Public service workers enhance the quality of life in our country – without them, our neighbourhoods are less safe and families have less access to vital services during difficult economic times. From protecting our children to paving our roads to being the first to rush to a disaster, public service workers form the government all citizens rely on.
Lee Saunders, President of AFSCME
Since the 2008 global financial crisis, local and national governments have struggled to deliver quality services in the face of recession and falling revenues. Too often, policymakers and government procurement officers turn toward dubious privatization schemes and outsourcing that trigger a race to the bottom. Corporate executives now use political influence to obtain government contracts that lead to higher profits, degraded public services, and the replacement of middle class public sector jobs by poverty level wages for contracted workers. Predatory privatization and outsourcing undermines democracy and economic development by accelerating economic inequalities.
Local and national governments across the globe continue to implement fiscal austerity while facing mounting infrastructure deficits and deepening economic inequality. Financiers, consulting firms, and privatization advocates now seize this opportunity to persuade governments to deepen predatory privatization and embrace public-private partnerships (PPPs) as a means to attract expensive private capital. These projects relinquish operational control from democratically elected authorities to private companies. They rob democracy of its vital oversight function and steal away taxpayers’ ownership of public assets. Experience demonstrates that these privatization schemes inevitably lead to the public paying more but obtaining lower quality of services.
Today, international governmental organizations and national governments need to confront a growing list of global challenges, from economic recovery and inequality to climate change. These challenges cannot be overcome without a vibrant and well-resourced public sector to anchor sustainable economic development. Predatory privatization undermines everyone’s capacity to meet the challenges of the 21st century.
“We need to return to the public alternative to privatization, in which national and local governments continue to develop infrastructure by using public finance for investment, and public-sector organisations to deliver the service. This provides greater flexibility, control, and comparative efficiency – because of reduced transaction costs and contract uncertainty, as well as economies of scale – and the efficiency gains of more democratic accountability.”

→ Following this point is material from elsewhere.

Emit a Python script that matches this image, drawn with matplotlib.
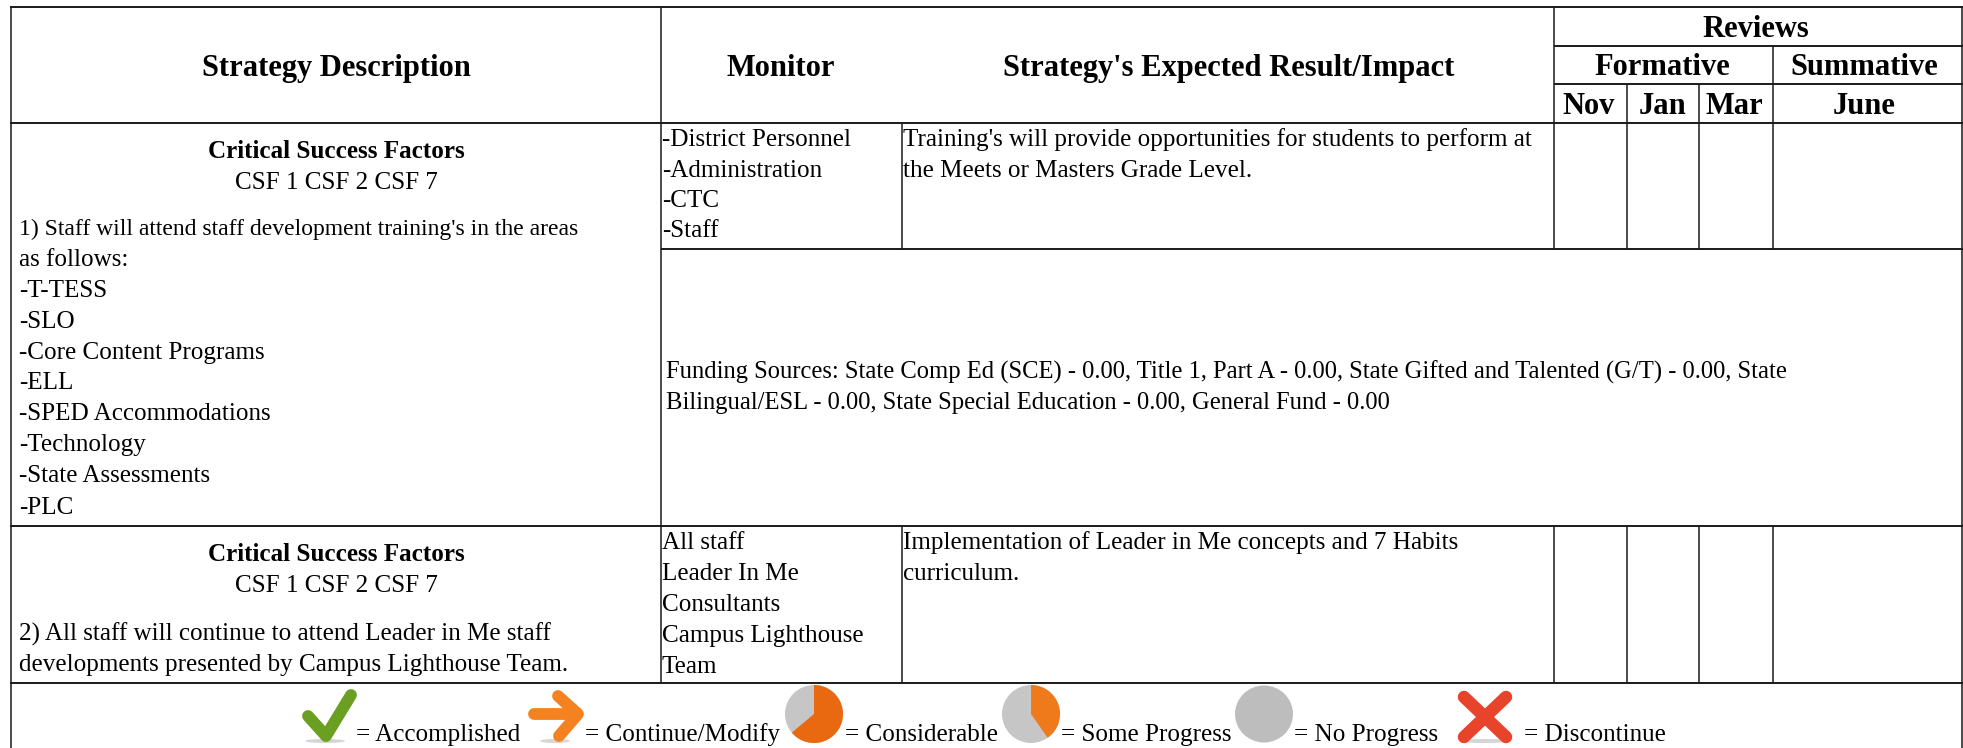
import numpy as np
import matplotlib.pyplot as plt
from matplotlib.patches import Wedge, Ellipse
from matplotlib.transforms import Affine2D

plt.rcParams['font.family'] = ['Liberation Serif', 'DejaVu Serif']

# Text of the table
header_main = ["Strategy Description", "Monitor", "Strategy's Expected Result/Impact"]
header_months = ["Nov", "Jan", "Mar", "June"]
csf_title = "Critical Success Factors"
csf_values = "CSF 1 CSF 2 CSF 7"
strategy_1_first = "1) Staff will attend staff development training's in the areas"
strategy_1 = ["as follows:", "-T-TESS", "-SLO", "-Core Content Programs", "-ELL", "-SPED Accommodations",
              "-Technology", "-State Assessments", "-PLC"]
strategy_2 = ["2) All staff will continue to attend Leader in Me staff",
              "developments presented by Campus Lighthouse Team."]
monitor_1 = ["-District Personnel", "-Administration", "-CTC", "-Staff"]
monitor_2 = ["All staff", "Leader In Me", "Consultants", "Campus Lighthouse", "Team"]
impact_1 = ["Training's will provide opportunities for students to perform at",
            "the Meets or Masters Grade Level."]
impact_2 = ["Implementation of Leader in Me concepts and 7 Habits", "curriculum."]
funding = ["Funding Sources: State Comp Ed (SCE) - 0.00, Title 1, Part A - 0.00, State Gifted and Talented (G/T) - 0.00, State",
           "Bilingual/ESL - 0.00, State Special Education - 0.00, General Fund - 0.00"]
legend_labels = ["= Accomplished", "= Continue/Modify", "= Considerable", "= Some Progress", "= No Progress", "= Discontinue"]

fig = plt.figure(figsize=(19.63, 7.48), dpi=100)
ax = fig.add_axes([0, 0, 1, 1])
ax.set_xlim(0, 1963)
ax.set_ylim(748, 0)
ax.axis('off')

BODY = 18.1
HEAD = 22
LEG = 18.1


def hline(y, x0, x1, lw=1.4):
    ax.plot([x0, x1], [y, y], color='#1a1a1a', lw=lw, solid_capstyle='butt')


def vline(x, y0, y1, lw=1.1):
    ax.plot([x, x], [y0, y1], color='#1a1a1a', lw=lw, solid_capstyle='butt')


# grid lines
hline(7, 10, 1963)
hline(46, 1554, 1963)
hline(84, 1554, 1963)
hline(123, 10, 1963)
hline(249, 661, 1963)
hline(526, 10, 1963)
hline(683, 10, 1963)
vline(11, 6, 748)
vline(1962, 6, 748)
vline(661, 7, 683)
vline(902, 123, 249)
vline(902, 526, 683)
vline(1554, 7, 249)
vline(1554, 526, 683)
vline(1773, 46, 249)
vline(1773, 526, 683)
for x in [1627, 1699]:
    vline(x, 84, 249)
    vline(x, 526, 683)


def lines(x, ys, txt, size=BODY):
    for y, t in zip(ys, txt):
        ax.text(x, y, t, fontsize=size, va='baseline', color='black')


# header
head_kw = dict(fontsize=HEAD, fontweight='bold', ha='center', va='baseline', color='black')
for x, t in zip([336, 781, 1229], header_main):
    ax.text(x, 76, t, **head_kw)
ax.text(1756, 37, "Reviews", **head_kw)
ax.text(1662, 75, "Formative", **head_kw)
ax.text(1864, 75, "Summative", **head_kw)
for x, t in zip([1589, 1663, 1734, 1864], header_months):
    ax.text(x, 114, t, **head_kw)

# first row
ax.text(336, 158, csf_title, fontsize=BODY, fontweight='bold', ha='center', va='baseline')
ax.text(336, 189, csf_values, fontsize=BODY, ha='center', va='baseline')
lines(19, [235], [strategy_1_first], size=17)
lines(19, [266, 297, 328, 359, 389, 420, 451, 482, 514], strategy_1)
lines(662, [146, 177, 207, 237], monitor_1)
lines(903, [146, 177], impact_1)
lines(666, [379, 409], funding, size=17.7)

# second row
ax.text(336, 561, csf_title, fontsize=BODY, fontweight='bold', ha='center', va='baseline')
ax.text(336, 592, csf_values, fontsize=BODY, ha='center', va='baseline')
lines(19, [641, 671], strategy_2)
lines(662, [549, 580, 611, 642, 673], monitor_2)
lines(903, [549, 580], impact_2)


# legend icons
def stroke(xs, ys, col, lw):
    ax.plot(xs, ys, color=col, lw=lw, solid_capstyle='round', solid_joinstyle='round')


def pie(cx, cy, rx, ry, start, end, col):
    tr = Affine2D().scale(rx, ry).translate(cx, cy) + ax.transData
    ax.add_patch(Ellipse((0, 0), 2, 2, facecolor='#c6c6c6', edgecolor='none', transform=tr))
    ax.add_patch(Wedge((0, 0), 1, start, end, facecolor=col, edgecolor='none', transform=tr))


for cx, w in [(325, 40), (555, 30), (1485, 50)]:
    ax.add_patch(Ellipse((cx, 741), w, 4, facecolor='#d5d5d5', edgecolor='none'))

stroke([308, 326, 351], [716, 736, 695], '#6a9f22', 8.5)
stroke([534, 577], [714, 714], '#f58220', 8.5)
stroke([558, 578, 559], [696, 714, 736], '#f58220', 8.5)
pie(814, 714, 29, 29, -90, 140, '#e8690f')
pie(1031, 714, 29, 29, -90, 55, '#ee7a1c')
ax.add_patch(Ellipse((1264, 714), 58, 57, facecolor='#bdbdbd', edgecolor='none'))
stroke([1464, 1506], [697, 737], '#e8442c', 9)
stroke([1506, 1464], [697, 737], '#e8442c', 9)

# legend text
for x, t in zip([356, 585, 845, 1061, 1294, 1524], legend_labels):
    ax.text(x, 741, t, fontsize=LEG, va='baseline', color='black')

fig.savefig('out.png', dpi=100)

Rosa Pavanelli, General Secretary of Public Services International
We stand together to share our experiences and learn from one another to formulate collective strategies at the global and national levels that defend public sector workers from political attacks by those who gain the most from predatory privatization schemes. We stand ready to work with allies and partners in civil society to renew democracy, defend the public interest, and guarantee quality public services for all citizens.